Non si ruba in casa dei ladri, o meglio, non si insegna a casa dei maestri. Nè si sperimenta. Soprattutto contro una squadra solida e tecnicamente formidabile come la Spagna di Luis Enrique. E’ questa la lezione che Mancini porta con sè di ritorno dalla sconfitta rimediata ieri sera a San Siro contro le Furie Rosse. Una partita di certo condizionata dalla precoce e forse generosa espulsione di Bonucci, che ha trasformato la serata in una scintillante vetrina per i palleggiatori spagnoli. Tra i pezzi pregiati della collezione, il predestinato Gavi, il redivivo Busquets e l’elettrico Yeremi Pino.
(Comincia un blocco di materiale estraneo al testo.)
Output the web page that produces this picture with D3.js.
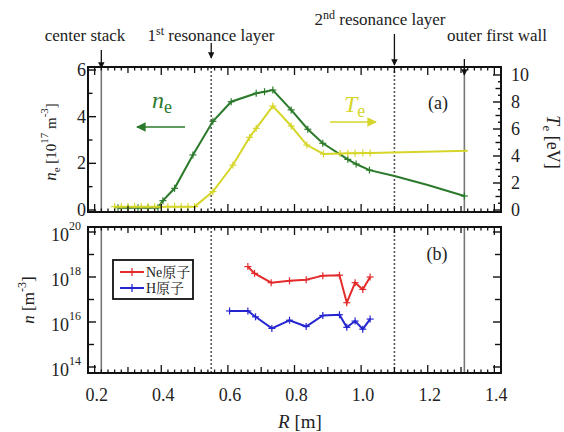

Le scelte iniziali del tecnico jesino tuttavia, faticano a convincere, soprattutto per quel che riguarda il tridente offensivo, con Bernardeschi schierato da falso nove e supportato sulle fasce da Insigne e Chiesa. Insolito, ma non una novità assoluta. Già tre anni fa, nella trasferta di Chorzow contro la Polonia, Mancini aveva optato per un assetto fluido, affidando l’attacco agli stessi interpreti di ieri sera. Risultato? Una vittoria. Arrivata come? Angolo di Insigne, spizzata di Lasagna e correzione vincente di Biraghi. Minuto? 92′. Non proprio ciò che si dice un esperimento di successo.

Le assenze
A parziale discolpa di Mancini c’è da dire che le assenze c’erano, si sentivano ed, in fin dei conti, sono pesate. I tanto criticati Immobile e Belotti avrebbero senza dubbio dato più volume e combattività ad un reparto privato del proprio punto di riferimento centrale. Nè Bernardeschi nè Insigne, durante il primo tempo, hanno dato l’impressione di trovarsi a proprio agio in un ruolo complicato, fluido, che non sono riusciti a metabolizzare. Praticamente un regalo per Luis Enrique ed i suoi centrali Laporte e Pau Torres, con quest’ultimo che, signorilmente, a 10′ dalla fine ricambia attardando il disimpegno e consegnando un pallone che Chiesa porta fino in fondo per poi servire Pellegrini, 2-1. Luce riaccesa. La qualità della Spagna e l’inferiorità numerica azzurra però non permettono più ai ragazzi di Mancini di riavvicinarsi dalle parti di Unai Simon, che chiude la gara con un’uscita bassa ad agguantare un pallone calciato da Calabria. Sipario. Striscia interrotta. Con qualche rimpianto.

Maestri
Dall’altra parte, Luis Enrique non ha bisogno di inventare nulla. Fuori Morata e Dani Olmo? Poco male. Ci pensa Ferran Torres a recitare (bene) la parte del numero 9, cosi come lo ha abituato Guardiola da quando è arrivato a Manchester. Tanta vivacità, dialoghi con i centrocampisti e movimenti a portare al largo i centrali azzurri. E poi i gol. Prima con un tocco sporco a correggere il cross di Oyarzabal e poi, sempre su suggerimento dell’esterno della Real Sociedad, con un colpo di testa da vero centravanti. Eccolo lì, il falso nove.
Da una parte l’originale, dall’altra una copia sbiadita.
Come detto, le assenze c’erano, e parlare con il senno di poi è la cosa più facile del mondo, ma leggendo i nomi di Raspadori e Kean nella lista dei panchinari qualche perplessità sorge ancora.